» **Material provided**
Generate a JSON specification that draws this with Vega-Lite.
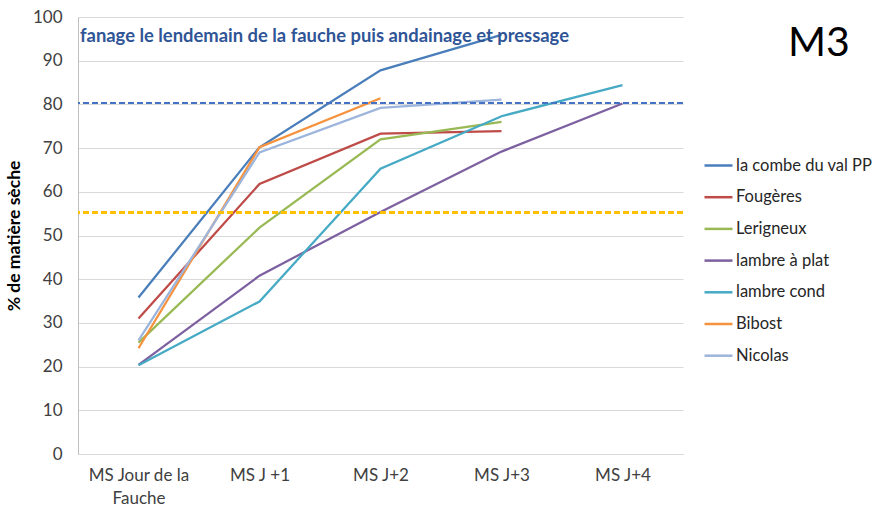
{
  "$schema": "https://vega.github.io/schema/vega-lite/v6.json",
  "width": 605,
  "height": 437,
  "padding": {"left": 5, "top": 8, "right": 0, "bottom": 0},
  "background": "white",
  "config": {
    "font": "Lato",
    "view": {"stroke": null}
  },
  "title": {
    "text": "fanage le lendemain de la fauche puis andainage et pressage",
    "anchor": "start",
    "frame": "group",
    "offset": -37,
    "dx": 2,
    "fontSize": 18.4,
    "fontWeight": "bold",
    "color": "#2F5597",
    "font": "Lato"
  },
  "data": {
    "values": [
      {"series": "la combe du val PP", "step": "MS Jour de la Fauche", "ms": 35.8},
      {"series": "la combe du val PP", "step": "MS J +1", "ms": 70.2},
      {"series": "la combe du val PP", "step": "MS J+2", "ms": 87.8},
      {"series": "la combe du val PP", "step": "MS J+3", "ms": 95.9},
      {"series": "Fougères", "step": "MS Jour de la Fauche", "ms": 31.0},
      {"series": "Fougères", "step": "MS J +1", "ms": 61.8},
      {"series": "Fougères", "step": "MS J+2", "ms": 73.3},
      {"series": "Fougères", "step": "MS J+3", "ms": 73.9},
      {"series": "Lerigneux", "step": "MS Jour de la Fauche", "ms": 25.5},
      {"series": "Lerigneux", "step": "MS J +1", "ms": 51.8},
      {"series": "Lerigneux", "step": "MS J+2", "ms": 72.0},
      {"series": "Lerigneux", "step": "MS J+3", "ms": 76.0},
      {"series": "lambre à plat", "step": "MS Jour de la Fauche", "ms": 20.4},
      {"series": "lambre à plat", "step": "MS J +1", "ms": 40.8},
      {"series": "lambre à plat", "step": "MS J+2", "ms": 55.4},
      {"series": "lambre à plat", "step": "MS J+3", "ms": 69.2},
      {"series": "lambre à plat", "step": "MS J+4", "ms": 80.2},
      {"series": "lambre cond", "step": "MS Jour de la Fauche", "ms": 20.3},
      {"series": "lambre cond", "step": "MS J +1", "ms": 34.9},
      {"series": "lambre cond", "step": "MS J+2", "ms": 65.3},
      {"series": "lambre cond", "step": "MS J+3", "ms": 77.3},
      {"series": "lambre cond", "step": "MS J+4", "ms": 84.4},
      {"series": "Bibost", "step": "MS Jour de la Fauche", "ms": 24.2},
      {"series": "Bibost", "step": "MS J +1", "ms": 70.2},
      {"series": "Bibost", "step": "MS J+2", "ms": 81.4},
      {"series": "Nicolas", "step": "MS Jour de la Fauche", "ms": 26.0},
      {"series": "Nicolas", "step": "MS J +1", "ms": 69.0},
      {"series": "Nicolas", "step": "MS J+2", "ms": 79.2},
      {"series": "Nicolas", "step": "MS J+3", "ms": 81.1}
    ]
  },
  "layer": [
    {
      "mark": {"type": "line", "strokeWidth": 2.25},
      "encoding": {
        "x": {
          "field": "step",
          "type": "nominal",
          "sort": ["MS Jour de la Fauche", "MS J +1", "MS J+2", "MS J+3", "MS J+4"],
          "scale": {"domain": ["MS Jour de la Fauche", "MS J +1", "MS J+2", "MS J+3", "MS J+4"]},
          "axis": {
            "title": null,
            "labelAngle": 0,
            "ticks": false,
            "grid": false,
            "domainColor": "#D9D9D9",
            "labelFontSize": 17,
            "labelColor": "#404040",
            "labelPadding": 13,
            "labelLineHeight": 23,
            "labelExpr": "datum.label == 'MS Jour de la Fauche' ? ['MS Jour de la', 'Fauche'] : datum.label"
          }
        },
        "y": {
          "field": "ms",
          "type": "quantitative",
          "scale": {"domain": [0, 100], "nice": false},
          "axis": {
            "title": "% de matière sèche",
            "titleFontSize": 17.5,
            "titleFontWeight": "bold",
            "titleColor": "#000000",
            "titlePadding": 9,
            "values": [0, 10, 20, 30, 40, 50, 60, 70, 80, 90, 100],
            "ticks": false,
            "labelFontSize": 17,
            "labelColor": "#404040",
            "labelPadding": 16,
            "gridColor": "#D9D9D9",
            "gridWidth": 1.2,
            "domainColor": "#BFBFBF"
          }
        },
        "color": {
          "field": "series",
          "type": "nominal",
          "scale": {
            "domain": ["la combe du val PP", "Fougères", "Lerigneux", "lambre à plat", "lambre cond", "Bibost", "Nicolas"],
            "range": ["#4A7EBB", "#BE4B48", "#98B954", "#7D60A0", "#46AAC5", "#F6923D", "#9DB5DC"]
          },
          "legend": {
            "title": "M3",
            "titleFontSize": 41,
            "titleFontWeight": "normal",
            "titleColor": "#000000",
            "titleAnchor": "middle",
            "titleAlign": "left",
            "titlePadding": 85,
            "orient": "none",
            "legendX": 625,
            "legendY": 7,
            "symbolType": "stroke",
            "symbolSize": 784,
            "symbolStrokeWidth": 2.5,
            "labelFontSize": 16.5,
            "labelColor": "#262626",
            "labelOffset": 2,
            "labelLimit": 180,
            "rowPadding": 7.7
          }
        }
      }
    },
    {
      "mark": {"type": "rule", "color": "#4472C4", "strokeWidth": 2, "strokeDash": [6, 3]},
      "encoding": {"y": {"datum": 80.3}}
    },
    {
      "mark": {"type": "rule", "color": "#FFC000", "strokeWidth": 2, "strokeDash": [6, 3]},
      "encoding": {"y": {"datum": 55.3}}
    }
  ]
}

» **Brief**
Copy out all of the material exactly as written, without its pictures.

» **Correct output**
Generate a JSON specification that draws this with Vega-Lite.
{
  "$schema": "https://vega.github.io/schema/vega-lite/v6.json",
  "width": 605,
  "height": 437,
  "padding": {"left": 5, "top": 8, "right": 0, "bottom": 0},
  "background": "white",
  "config": {
    "font": "Lato",
    "view": {"stroke": null}
  },
  "title": {
    "text": "fanage le lendemain de la fauche puis andainage et pressage",
    "anchor": "start",
    "frame": "group",
    "offset": -37,
    "dx": 2,
    "fontSize": 18.4,
    "fontWeight": "bold",
    "color": "#2F5597",
    "font": "Lato"
  },
  "data": {
    "values": [
      {"series": "la combe du val PP", "step": "MS Jour de la Fauche", "ms": 35.8},
      {"series": "la combe du val PP", "step": "MS J +1", "ms": 70.2},
      {"series": "la combe du val PP", "step": "MS J+2", "ms": 87.8},
      {"series": "la combe du val PP", "step": "MS J+3", "ms": 95.9},
      {"series": "Fougères", "step": "MS Jour de la Fauche", "ms": 31.0},
      {"series": "Fougères", "step": "MS J +1", "ms": 61.8},
      {"series": "Fougères", "step": "MS J+2", "ms": 73.3},
      {"series": "Fougères", "step": "MS J+3", "ms": 73.9},
      {"series": "Lerigneux", "step": "MS Jour de la Fauche", "ms": 25.5},
      {"series": "Lerigneux", "step": "MS J +1", "ms": 51.8},
      {"series": "Lerigneux", "step": "MS J+2", "ms": 72.0},
      {"series": "Lerigneux", "step": "MS J+3", "ms": 76.0},
      {"series": "lambre à plat", "step": "MS Jour de la Fauche", "ms": 20.4},
      {"series": "lambre à plat", "step": "MS J +1", "ms": 40.8},
      {"series": "lambre à plat", "step": "MS J+2", "ms": 55.4},
      {"series": "lambre à plat", "step": "MS J+3", "ms": 69.2},
      {"series": "lambre à plat", "step": "MS J+4", "ms": 80.2},
      {"series": "lambre cond", "step": "MS Jour de la Fauche", "ms": 20.3},
      {"series": "lambre cond", "step": "MS J +1", "ms": 34.9},
      {"series": "lambre cond", "step": "MS J+2", "ms": 65.3},
      {"series": "lambre cond", "step": "MS J+3", "ms": 77.3},
      {"series": "lambre cond", "step": "MS J+4", "ms": 84.4},
      {"series": "Bibost", "step": "MS Jour de la Fauche", "ms": 24.2},
      {"series": "Bibost", "step": "MS J +1", "ms": 70.2},
      {"series": "Bibost", "step": "MS J+2", "ms": 81.4},
      {"series": "Nicolas", "step": "MS Jour de la Fauche", "ms": 26.0},
      {"series": "Nicolas", "step": "MS J +1", "ms": 69.0},
      {"series": "Nicolas", "step": "MS J+2", "ms": 79.2},
      {"series": "Nicolas", "step": "MS J+3", "ms": 81.1}
    ]
  },
  "layer": [
    {
      "mark": {"type": "line", "strokeWidth": 2.25},
      "encoding": {
        "x": {
          "field": "step",
          "type": "nominal",
          "sort": ["MS Jour de la Fauche", "MS J +1", "MS J+2", "MS J+3", "MS J+4"],
          "scale": {"domain": ["MS Jour de la Fauche", "MS J +1", "MS J+2", "MS J+3", "MS J+4"]},
          "axis": {
            "title": null,
            "labelAngle": 0,
            "ticks": false,
            "grid": false,
            "domainColor": "#D9D9D9",
            "labelFontSize": 17,
            "labelColor": "#404040",
            "labelPadding": 13,
            "labelLineHeight": 23,
            "labelExpr": "datum.label == 'MS Jour de la Fauche' ? ['MS Jour de la', 'Fauche'] : datum.label"
          }
        },
        "y": {
          "field": "ms",
          "type": "quantitative",
          "scale": {"domain": [0, 100], "nice": false},
          "axis": {
            "title": "% de matière sèche",
            "titleFontSize": 17.5,
            "titleFontWeight": "bold",
            "titleColor": "#000000",
            "titlePadding": 9,
            "values": [0, 10, 20, 30, 40, 50, 60, 70, 80, 90, 100],
            "ticks": false,
            "labelFontSize": 17,
            "labelColor": "#404040",
            "labelPadding": 16,
            "gridColor": "#D9D9D9",
            "gridWidth": 1.2,
            "domainColor": "#BFBFBF"
          }
        },
        "color": {
          "field": "series",
          "type": "nominal",
          "scale": {
            "domain": ["la combe du val PP", "Fougères", "Lerigneux", "lambre à plat", "lambre cond", "Bibost", "Nicolas"],
            "range": ["#4A7EBB", "#BE4B48", "#98B954", "#7D60A0", "#46AAC5", "#F6923D", "#9DB5DC"]
          },
          "legend": {
            "title": "M3",
            "titleFontSize": 41,
            "titleFontWeight": "normal",
            "titleColor": "#000000",
            "titleAnchor": "middle",
            "titleAlign": "left",
            "titlePadding": 85,
            "orient": "none",
            "legendX": 625,
            "legendY": 7,
            "symbolType": "stroke",
            "symbolSize": 784,
            "symbolStrokeWidth": 2.5,
            "labelFontSize": 16.5,
            "labelColor": "#262626",
            "labelOffset": 2,
            "labelLimit": 180,
            "rowPadding": 7.7
          }
        }
      }
    },
    {
      "mark": {"type": "rule", "color": "#4472C4", "strokeWidth": 2, "strokeDash": [6, 3]},
      "encoding": {"y": {"datum": 80.3}}
    },
    {
      "mark": {"type": "rule", "color": "#FFC000", "strokeWidth": 2, "strokeDash": [6, 3]},
      "encoding": {"y": {"datum": 55.3}}
    }
  ]
}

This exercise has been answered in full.